Researchers at the Bloomberg~Kimmel Institute for Cancer Immunotherapy at the Johns Hopkins Kimmel Cancer Center have developed DeepTCR, a software package that employs deep-learning algorithms to analyze T-cell receptor (TCR) sequencing data. T-cell receptors are found on the surface of immune T cells. These receptors bind to certain antigens, or proteins, found on abnormal cells, such as cancer cells and cells infected with a virus or bacteria, to guide the T cells to attack and destroy the affected cells.
“DeepTCR is an open-source software that can be used to answer questions in research into infectious disease, cancer immunology and autoimmune disease; any place where the immune system has a role through its T-cell receptors,” said lead study author John-William Sidhom, an M.D./Ph.D. student at the Johns Hopkins University School of Medicine and Department of Biomedical Engineering working in the Bloomberg~Kimmel Institute for Cancer Immunotherapy.
The research was published March 11 in Nature Communications.
Sidhom was inspired to develop the software after attending a presentation on the use of deep learning for the medical sciences at the 2017 meeting of the American Association for Cancer Research. “I was doing research on T-cell receptor sequencing, and it struck me that this was the right technology to better analyze T-cell sequencing data,” he says.
Deep learning is a form of artificial intelligence that roughly mimics the workings of the human brain in terms of pattern recognition. “Deep learning is a very flexible and powerful way to do pattern recognition on any kind of data. In this paper, we use deep learning to identify patterns in sequencing data of the T-cell receptor,” says Sidhom, adding that the way the software explores T-cell receptors is analogous to an internet search. “When someone performs an internet search for an image of cats or dogs, the query doesn’t involve looking for images that have a caption that labels the image as a cat or dog, but rather applies an algorithm that explores the features of the images and recognizes patterns that identify the images as a cat or dog. This is deep learning.”
DeepTCR is a comprehensive deep-learning framework that includes both unsupervised and supervised deep learning models that can be applied at the sequence and sample level. Sidhom says the unsupervised approaches allow investigators to analyze their data in an exploratory fashion, where there may not be known immune exposures, and the supervised approaches will allow investigators to leverage known exposures to improve the learning of the models. As a result, he says, DeepTCR will enable investigators to study the function of the T-cell immune response in basic and clinical sciences by identifying the patterns in the receptors that confer the function of the T cell to recognize and kill pathological cells.

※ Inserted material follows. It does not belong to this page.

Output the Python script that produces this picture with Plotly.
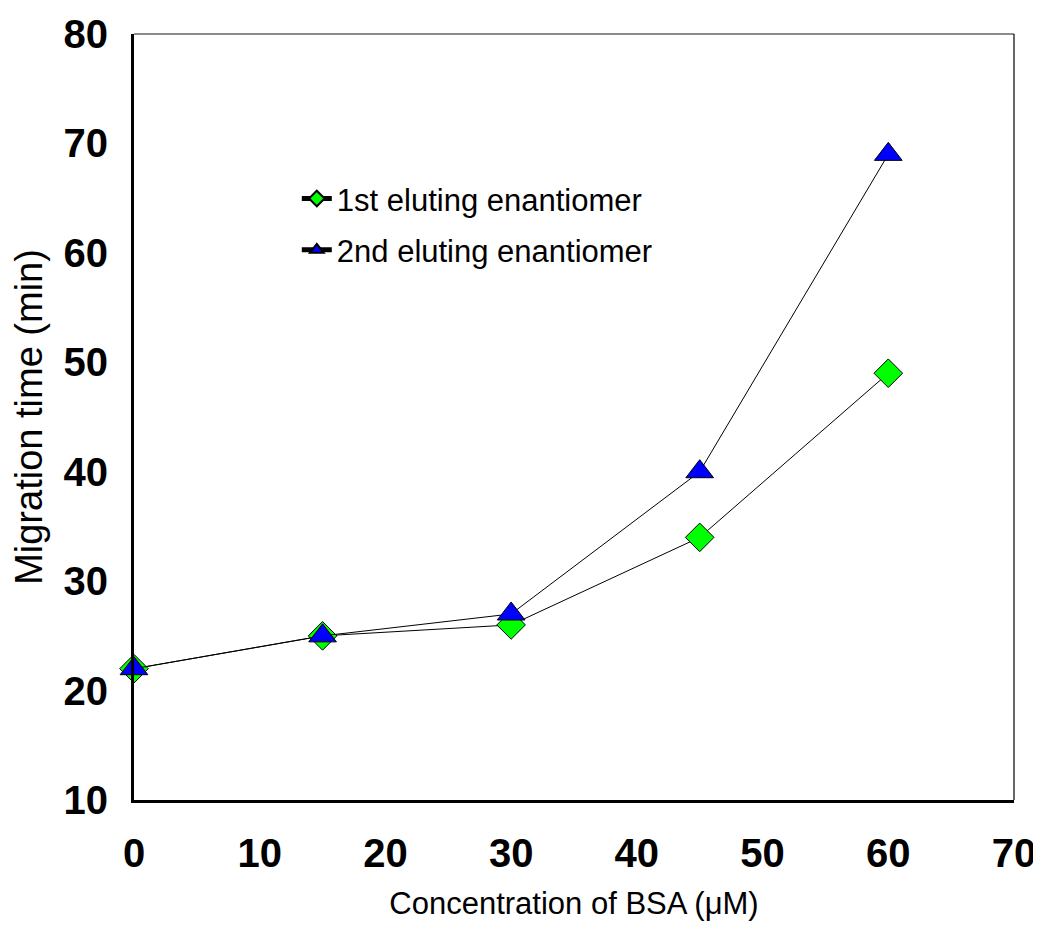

One of the main challenges of analyzing TCR sequencing data is distinguishing meaningful sequencing data from inconsequential data, and DeepTCR helps perform this analysis. “There are a lot of sequences in someone’s immune repertoire. There are a lot of pathogens that someone can be infected by, so the immune response is very broad. As a result, there is a sea of noise in the immune response, and only parts of it are important at a certain time for a certain infection,” Sidhom explains. “I may have T-cell responses to a thousand different viruses, but when the flu impacts me, I only need to utilize a small subset of those T cells to fight the flu. The main thing that the algorithm can do is isolate and match the right T cells to specific responses.”
The software package, which employs a type of deep-learning architecture called a convolutional neural network, provides users the ability to find T-cell sequencing patterns that are relevant to a specific exposure, like a flu infection, a cancer or an autoimmune disease.
“When presented with a lot of data, our algorithms can learn rules of these TCR sequence patterns. For example, we may not know the rules for how the body responds to flu, but with enough data, our software can learn those rules and then teach us what they are,” says Sidhom. “It is very well-suited to identify complex patterns in a very, very large immune repertoire to identify the interacting partners between a T-cell receptor and its antigen.”